Battlefront is scheduled for launch on November 17, a month before The Force Awakens gets its theatrical release. It will come with a free DLC package called Battle of Jakku. In the recent The Force Awakens teaser we saw the wreckage of a gigantic Star Destroyer withering away in the wastes. The Battle of Jakku gives the player the opportunity to participate in the battle that leads up to it appearing in that stunning vista. However, it should be noted that Star Wars: Battlefront doesn't tie in with the new movie. Places, events and characters are based on Episode IV-VI. No Jar-Jar Binks in other words, thankfully.
We tried to convince executive producer Patrick Bach to release a DLC package devoted to Ewoks, but we likely didn't make any headway. "Though you are actually the second today wondering about the Ewoks in the game," he told us, as if trying to offer some sort of consolation.
There are many questions that linger after the demonstration. We don't know the number of game modes or how many custom mechanics there are going to feature. We don't know the exact number of maps (Hoth, Endor, and some quick glimpses of the mountains on Tatooine are all we saw), or even how much it really differs from its predecessors. The lack of information is frustrating, but there's also no denying that what DICE shared was enough to make us desperate for more.

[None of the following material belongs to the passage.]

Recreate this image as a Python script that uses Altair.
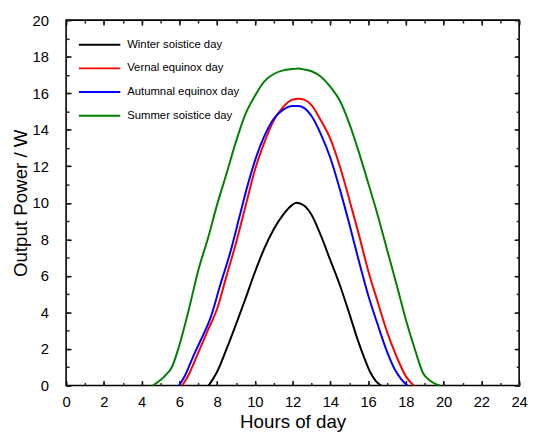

Battlefront looks incredibly delicious, and sounds equally delightful. DICE's vision for the series is illustrated in a very simple and neat way when we see a picture of the daughter of one of the studio execs playing with a bunch of Star Wars figurines. Battlefront should be like a massive toy box, an opportunity for players to recreate the feeling of the battles that we have seen many times over the years, those that we as fans have grown intimately familiar with.
"For us it's about being true to what Star Wars stands for," says Bach. "It's hard not to respect that people take this damn seriously, and this is something you need to recognise and be very respectful of."